#### [MATERIAL]
↓
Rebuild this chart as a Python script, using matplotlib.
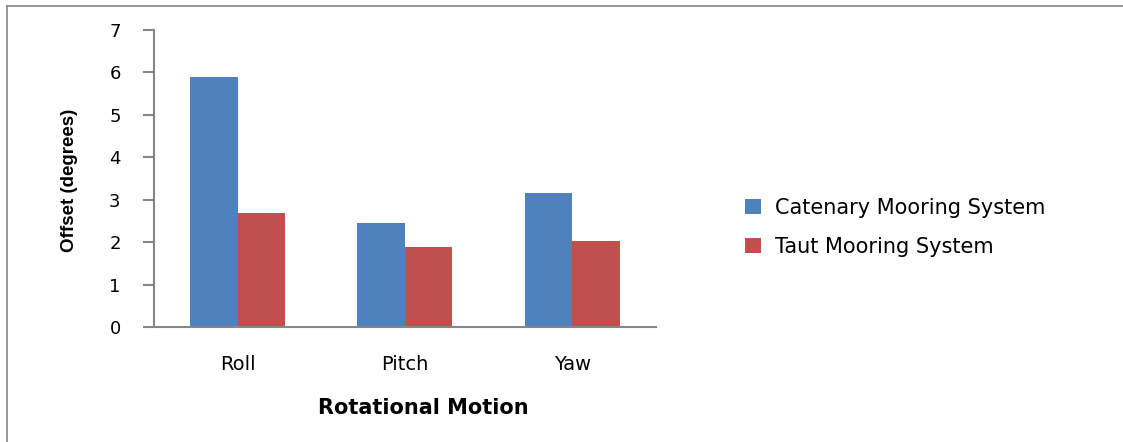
import numpy as np
import matplotlib.pyplot as plt
from matplotlib.lines import Line2D

# Offset values per rotational motion
motions = ['Roll', 'Pitch', 'Yaw']
catenary = [5.90, 2.45, 3.15]
taut = [2.69, 1.88, 2.03]
series_names = ['Catenary Mooring System', 'Taut Mooring System']

BLUE = '#4F81BD'
RED = '#C0504D'
GREY = '#868686'

fig = plt.figure(figsize=(11.23, 4.42), dpi=100)
ax = fig.add_axes([0.1371, 0.2602, 0.447, 0.672])

x = np.arange(len(motions))
w = 0.284
ax.bar(x - w / 2, catenary, w, color=BLUE, label=series_names[0])
ax.bar(x + w / 2, taut, w, color=RED, label=series_names[1])

ax.set_xlim(-0.5, 2.5)
ax.set_ylim(0, 7)
ax.set_yticks(range(0, 8))
ax.set_xticks(x)
ax.set_xticklabels(motions)

for side in ['top', 'right']:
    ax.spines[side].set_visible(False)
for side in ['left', 'bottom']:
    ax.spines[side].set_color(GREY)
    ax.spines[side].set_linewidth(1.5)

ax.tick_params(axis='y', direction='out', length=8, width=1.5, color=GREY,
               labelsize=13, pad=16)
ax.tick_params(axis='x', length=0, labelsize=14, pad=20)

ax.set_ylabel('Offset (degrees)', fontsize=13.5, fontweight='bold',
              family='Liberation Sans')
ax.yaxis.set_label_coords(-0.152, 0.495)
ax.set_xlabel('Rotational Motion', fontsize=15, fontweight='bold')
ax.xaxis.set_label_coords(0.536, -0.273)
ax.xaxis.label.set_va('center')

ax.legend(loc='center left', bbox_to_anchor=(1.14, 0.335), frameon=False,
          fontsize=15, handlelength=0.75, handleheight=0.75, labelspacing=0.9,
          handletextpad=0.7)

# outer frame (left and top edges)
fig.add_artist(Line2D([7 / 1123, 7 / 1123], [0, 1 - 6 / 442], transform=fig.transFigure,
                      color=GREY, lw=1.2))
fig.add_artist(Line2D([7 / 1123, 1], [1 - 6 / 442, 1 - 6 / 442], transform=fig.transFigure,
                      color=GREY, lw=1.2))

fig.savefig('out.png', dpi=100)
↑
Reproduce the material above exactly, first line through the line that contains "ax.tick_params(axis='x', length=0, labelsize=14, pad=20)", minus the pictures.

Rebuild this chart as a Python script, using matplotlib.
import numpy as np
import matplotlib.pyplot as plt
from matplotlib.lines import Line2D

# Offset values per rotational motion
motions = ['Roll', 'Pitch', 'Yaw']
catenary = [5.90, 2.45, 3.15]
taut = [2.69, 1.88, 2.03]
series_names = ['Catenary Mooring System', 'Taut Mooring System']

BLUE = '#4F81BD'
RED = '#C0504D'
GREY = '#868686'

fig = plt.figure(figsize=(11.23, 4.42), dpi=100)
ax = fig.add_axes([0.1371, 0.2602, 0.447, 0.672])

x = np.arange(len(motions))
w = 0.284
ax.bar(x - w / 2, catenary, w, color=BLUE, label=series_names[0])
ax.bar(x + w / 2, taut, w, color=RED, label=series_names[1])

ax.set_xlim(-0.5, 2.5)
ax.set_ylim(0, 7)
ax.set_yticks(range(0, 8))
ax.set_xticks(x)
ax.set_xticklabels(motions)

for side in ['top', 'right']:
    ax.spines[side].set_visible(False)
for side in ['left', 'bottom']:
    ax.spines[side].set_color(GREY)
    ax.spines[side].set_linewidth(1.5)

ax.tick_params(axis='y', direction='out', length=8, width=1.5, color=GREY,
               labelsize=13, pad=16)
ax.tick_params(axis='x', length=0, labelsize=14, pad=20)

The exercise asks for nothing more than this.